FWIW, I was using an aerosol self etch primer for a while, until I finally broke down and bought a quart of the acid.  I suspect I'll probably go back to the spray bomb stuff rather than shovel out another $35 or so for another quart of the acid when it's gone.  The reason I bought that was because I was having some serious adhesion issues on a DD build that I was doing at the time, and I was at my wit's end.  I suspect that there was some sort of release agent within the pores of the metal that was leeching out and causing delamination.  At any rate, I stripped the failure to bare metal with 80g and applied the acid, then primed and painted, and never had the delam on it again.  I've been using it since, but it's overkill for most situations.  For whatever reason, that DD box and another one that I had similar problems with, were the only times I've encountered a truly problematic situation with regard to adhesion on the hammond-type boxes. 

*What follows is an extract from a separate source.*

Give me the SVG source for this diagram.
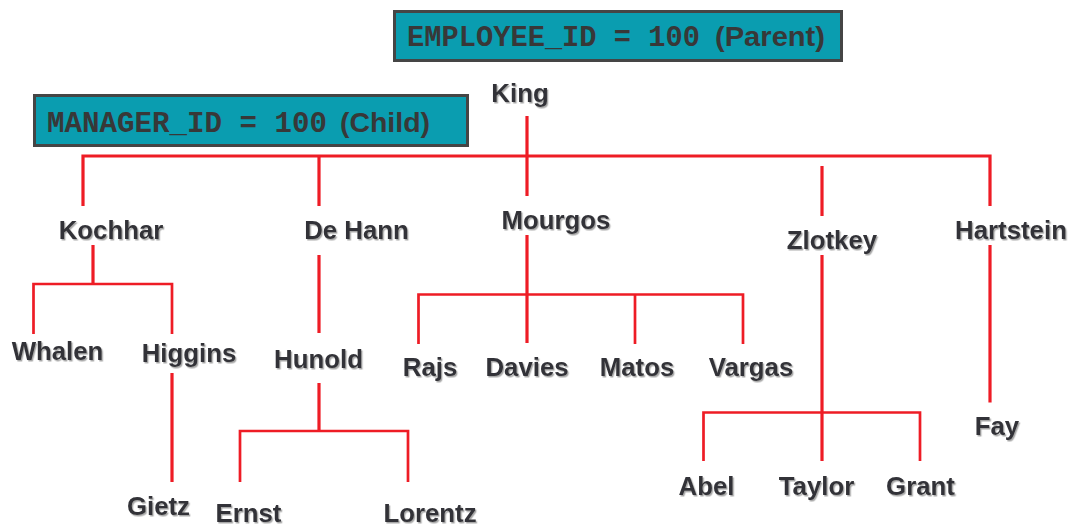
<svg xmlns="http://www.w3.org/2000/svg" width="1070" height="526" viewBox="0 0 1070 526">
  <defs>
    <filter id="soft-shadow" x="-10%" y="-20%" width="130%" height="150%">
      <feDropShadow dx="1.3" dy="1.5" stdDeviation="0.6" flood-color="#8a8a8a" flood-opacity="0.75"/>
    </filter>
    <style>
      .box { fill: #0a9db0; stroke: #454545; stroke-width: 3; }
      .mono { font-family: "Liberation Mono", "Courier New", monospace; font-weight: bold; font-size: 28.8px; fill: #383838; }
      .boxlbl { font-family: "Liberation Sans", Arial, Helvetica, sans-serif; font-weight: bold; font-size: 28px; fill: #383838; }
      .name { font-family: "Liberation Sans", Arial, Helvetica, sans-serif; font-weight: bold; font-size: 25.8px; fill: #333338; text-anchor: middle; filter: url(#soft-shadow); }
      .link { fill: none; stroke: #ee1c25; stroke-width: 3.2; stroke-linecap: butt; stroke-linejoin: miter; }
      .link.thin { stroke-width: 2.7; }
    </style>
  </defs>

  <rect width="1070" height="526" fill="#ffffff"/>

  <!-- condition boxes -->
  <g id="parent-condition">
    <rect class="box" x="394.5" y="11.5" width="447" height="49"/>
    <text class="mono" x="407" y="46" textLength="293" lengthAdjust="spacingAndGlyphs">EMPLOYEE_ID = 100</text>
    <text class="boxlbl" x="715" y="46" textLength="110" lengthAdjust="spacingAndGlyphs">(Parent)</text>
  </g>
  <g id="child-condition">
    <rect class="box" x="34.5" y="95.5" width="433" height="50"/>
    <text class="mono" x="47" y="131.5" textLength="280" lengthAdjust="spacingAndGlyphs">MANAGER_ID = 100</text>
    <text class="boxlbl" x="340" y="131.5" textLength="90" lengthAdjust="spacingAndGlyphs">(Child)</text>
  </g>

  <!-- reporting lines -->
  <g id="connectors">
    <path class="link" d="M527 116 V196"/>
    <path class="link" d="M83 206 V156 H990 V206"/>
    <path class="link" d="M319 156 V206"/>
    <path class="link" d="M822 166 V216"/>

    <path class="link" d="M93 245 V284"/>
    <path class="link thin" d="M33.5 334 V284 H172 V334"/>
    <path class="link" d="M172 373 V482"/>

    <path class="link" d="M319 255 V333"/>
    <path class="link" d="M319 383 V431"/>
    <path class="link thin" d="M240 482 V431 H408 V482"/>

    <path class="link" d="M527 235 V343"/>
    <path class="link thin" d="M418.5 344 V294.5 H743 V344"/>
    <path class="link thin" d="M635 294.5 V344"/>

    <path class="link" d="M822 255 V461"/>
    <path class="link thin" d="M703.5 461 V412.5 H920 V461"/>

    <path class="link" d="M990 245 V402.5"/>
  </g>

  <!-- employees -->
  <g id="king"><text class="name" x="520" y="101.5">King</text></g>
  <g id="kochhar"><text class="name" x="111" y="239">Kochhar</text></g>
  <g id="dehann"><text class="name" x="356.5" y="238.5">De Hann</text></g>
  <g id="mourgos"><text class="name" x="556" y="228.5">Mourgos</text></g>
  <g id="zlotkey"><text class="name" x="832" y="249">Zlotkey</text></g>
  <g id="hartstein"><text class="name" x="1011" y="239">Hartstein</text></g>
  <g id="whalen"><text class="name" x="57.5" y="360">Whalen</text></g>
  <g id="higgins"><text class="name" x="189" y="361.5">Higgins</text></g>
  <g id="hunold"><text class="name" x="318.5" y="367.5">Hunold</text></g>
  <g id="rajs"><text class="name" x="430" y="376">Rajs</text></g>
  <g id="davies"><text class="name" x="527" y="376">Davies</text></g>
  <g id="matos"><text class="name" x="637" y="376">Matos</text></g>
  <g id="vargas"><text class="name" x="751" y="376">Vargas</text></g>
  <g id="gietz"><text class="name" x="158.5" y="515">Gietz</text></g>
  <g id="ernst"><text class="name" x="248.5" y="522">Ernst</text></g>
  <g id="lorentz"><text class="name" x="430" y="522">Lorentz</text></g>
  <g id="abel"><text class="name" x="706.5" y="494.5">Abel</text></g>
  <g id="taylor"><text class="name" x="816.5" y="494.5">Taylor</text></g>
  <g id="grant"><text class="name" x="920.5" y="494.5">Grant</text></g>
  <g id="fay"><text class="name" x="997" y="435">Fay</text></g>
</svg>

Although I've never actually done this, I would venture to guess, based upon what I have tried, that if a person used nothing but either a self etch aerosol or the Rustoleum automotive stuff and color, you'd be fine and dandy on MOST of the hammond-type boxes (my two DD problem children except, of course).  Galvanized is a whole other story, though. 

mojotron

#25
Quote from: bassmannate on July 08, 2009, 09:11:55 PM
Bullet proof finishes are a bit silly for guitar pedals...
Quote from: m-theory on July 08, 2009, 04:23:16 PM
....maybe I should contact him to see what he did?...
Back then I was uinng minwax poly and Future floor finish - I think the Future did not look as good as the poly, but held up better as it's not a hard finish - it bends...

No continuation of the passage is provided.